A person in Lithuania has been diagnosed to have the UK variant of the coronavirus, the Health Ministry confirmed on Monday.
According to the ministry's spokesman, the person is a woman from Vilnius who tested positive for the coronavirus in early January.
Her sample was sent for genome sequencing to a laboratory in Roterdam, the Netherlands. “On January 27, the National Public Health Laboratory received a confirmation that the sample contained the variant of SARS-CoV-2 with the B.1.1.7 mutation,” Vytautas Beniušis told BNS.
The woman most probably got the virus from a family member diagnosed with the disease earlier, according Lithuania's National Public Health Centre (NVSC), and had not travelled abroad before testing positive.
The family member had not travelled abroad either, according to the NVSC, and had not been in contact with anyone who had recently returned from another country.
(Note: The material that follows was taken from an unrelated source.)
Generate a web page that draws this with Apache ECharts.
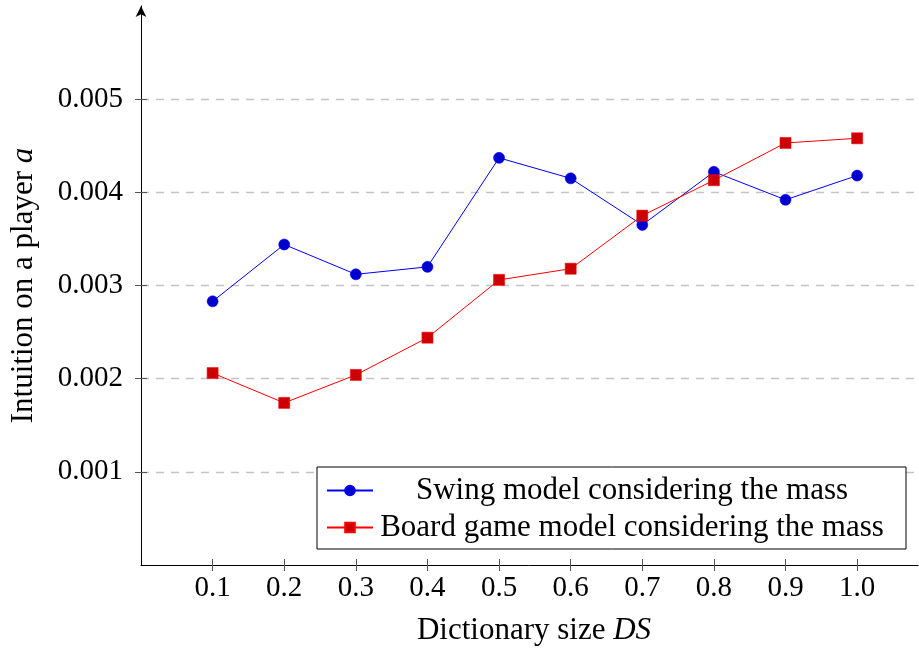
<!DOCTYPE html>
<html>
<head>
<meta charset="utf-8">
<title>Intuition vs dictionary size</title>
<script src="https://cdn.jsdelivr.net/npm/echarts@6/dist/echarts.min.js"></script>
<style>
  html, body { margin: 0; padding: 0; background: #fff; }
  #chart { width: 919px; height: 652px; }
</style>
</head>
<body>
<div id="chart"></div>
<script>
// Dictionary sizes (x) and the two measured series
const dictionarySize = [0.1, 0.2, 0.3, 0.4, 0.5, 0.6, 0.7, 0.8, 0.9, 1.0];
const swingMass = [0.00283, 0.00344, 0.00312, 0.00320, 0.00437, 0.00415, 0.00365, 0.00422, 0.00392, 0.00418];
const boardMass = [0.00206, 0.00174, 0.00204, 0.00244, 0.00306, 0.00318, 0.00375, 0.00413, 0.00453, 0.00458];
const xTicks = [0.1, 0.2, 0.3, 0.4, 0.5, 0.6, 0.7, 0.8, 0.9, 1.0];
const yTicks = [0.001, 0.002, 0.003, 0.004, 0.005];
const seriesNames = ['Swing model considering the mass', 'Board game model considering the mass'];

const serif = '"Liberation Serif", "DejaVu Serif", serif';
const tickColor = '#555';

function pairs(ys) { return dictionarySize.map((x, i) => [x, ys[i]]); }

const chart = echarts.init(document.getElementById('chart'), null, { renderer: 'canvas' });

const xBase = {
  type: 'value', min: 0, max: 1.085, gridIndex: 0,
  splitLine: { show: false }
};
const yBase = {
  type: 'value', min: 0, max: 0.006, interval: 0.001, gridIndex: 0
};

chart.setOption({
  animation: false,
  backgroundColor: '#fff',
  grid: { left: 141, right: 1, top: 6, bottom: 87, containLabel: false },
  xAxis: [
    Object.assign({}, xBase, {
      position: 'bottom',
      name: 'Dictionary size {i|DS}',
      nameLocation: 'middle',
      nameGap: 50,
      nameTextStyle: {
        fontFamily: serif, fontSize: 31, color: '#000', padding: [0, 0, 0, 9],
        rich: { i: { fontFamily: serif, fontSize: 31, fontStyle: 'italic', color: '#000' } }
      },
      axisLine: { show: true, onZero: false, lineStyle: { color: '#000', width: 1 } },
      axisTick: { show: true, inside: false, length: 6, customValues: xTicks, lineStyle: { color: tickColor, width: 1 } },
      axisLabel: {
        show: true, margin: 9, customValues: xTicks,
        formatter: v => v.toFixed(1),
        fontFamily: serif, fontSize: 29, color: '#000'
      }
    }),
    Object.assign({}, xBase, {
      position: 'bottom',
      axisLine: { show: false },
      axisTick: { show: true, inside: true, length: 6, customValues: xTicks, lineStyle: { color: tickColor, width: 1 } },
      axisLabel: { show: false }
    })
  ],
  yAxis: [
    Object.assign({}, yBase, {
      position: 'left',
      name: 'Intuition on a player {i|a}',
      nameLocation: 'middle',
      nameGap: 102,
      nameTextStyle: {
        fontFamily: serif, fontSize: 31, color: '#000',
        rich: { i: { fontFamily: serif, fontSize: 31, fontStyle: 'italic', color: '#000' } }
      },
      axisLine: {
        show: true, onZero: false,
        symbol: ['none', 'arrow'], symbolSize: [8, 11], symbolOffset: [0, 0],
        lineStyle: { color: '#000', width: 1 }
      },
      axisTick: { show: true, inside: false, length: 6, customValues: yTicks, lineStyle: { color: tickColor, width: 1 } },
      axisLabel: {
        show: true, margin: 18, customValues: yTicks,
        formatter: v => v.toFixed(3),
        fontFamily: serif, fontSize: 29, color: '#000'
      },
      splitLine: {
        show: true,
        lineStyle: { color: '#c4c4c4', width: 1.3, type: [8, 7] }
      }
    }),
    Object.assign({}, yBase, {
      position: 'left',
      axisLine: { show: false },
      axisTick: { show: true, inside: true, length: 6, customValues: yTicks, lineStyle: { color: tickColor, width: 1 } },
      axisLabel: { show: false },
      splitLine: { show: false }
    })
  ],
  legend: {
    orient: 'vertical',
    left: 317, top: 467,
    padding: [8, 20, 6, 9],
    itemGap: 6,
    itemWidth: 46, itemHeight: 12,
    borderColor: '#000', borderWidth: 1, borderRadius: 0,
    backgroundColor: '#fff',
    data: seriesNames,
    formatter: name => '{c|' + name + '}',
    textStyle: {
      fontFamily: serif, fontSize: 31, color: '#000',
      rich: { c: { width: 508, align: 'center', fontFamily: serif, fontSize: 31, lineHeight: 32, color: '#000' } }
    }
  },
  series: [
    {
      name: seriesNames[0], type: 'line', xAxisIndex: 0, yAxisIndex: 0,
      data: pairs(swingMass),
      symbol: 'circle', symbolSize: 11,
      lineStyle: { color: '#0000ff', width: 1 },
      itemStyle: { color: '#0000cc', borderColor: '#0000ff', borderWidth: 0.6 },
      z: 3
    },
    {
      name: seriesNames[1], type: 'line', xAxisIndex: 0, yAxisIndex: 0,
      data: pairs(boardMass),
      symbol: 'rect', symbolSize: 11,
      lineStyle: { color: '#ff0000', width: 1 },
      itemStyle: { color: '#cc0000', borderColor: '#ff0000', borderWidth: 0.6 },
      z: 4
    }
  ]
});
</script>
</body>
</html>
“Three people in the household were then identified to have been in high-risk contact,” NVSC spokeswoman Justina Petravičienė said.
After receiving the confirmation of the UK variant, the NVSC retraced the family's contacts, even those that were considered low-risk. “People who had contact were registered for PGR tests,” according to Petravičienė.
The woman with the UK variant of the virus has already recovered, the NVSC said.
Meanwhile the National Public Health Laboratory said hers is the only known case of the new variant in Lithuania.
The so-called UK variant was reported on December 19. British Prime Minister Boris Johnson then said the variant was 70-percent more infectious.
Following the announcement, Lithuania temporarily stopped air travel from the UK.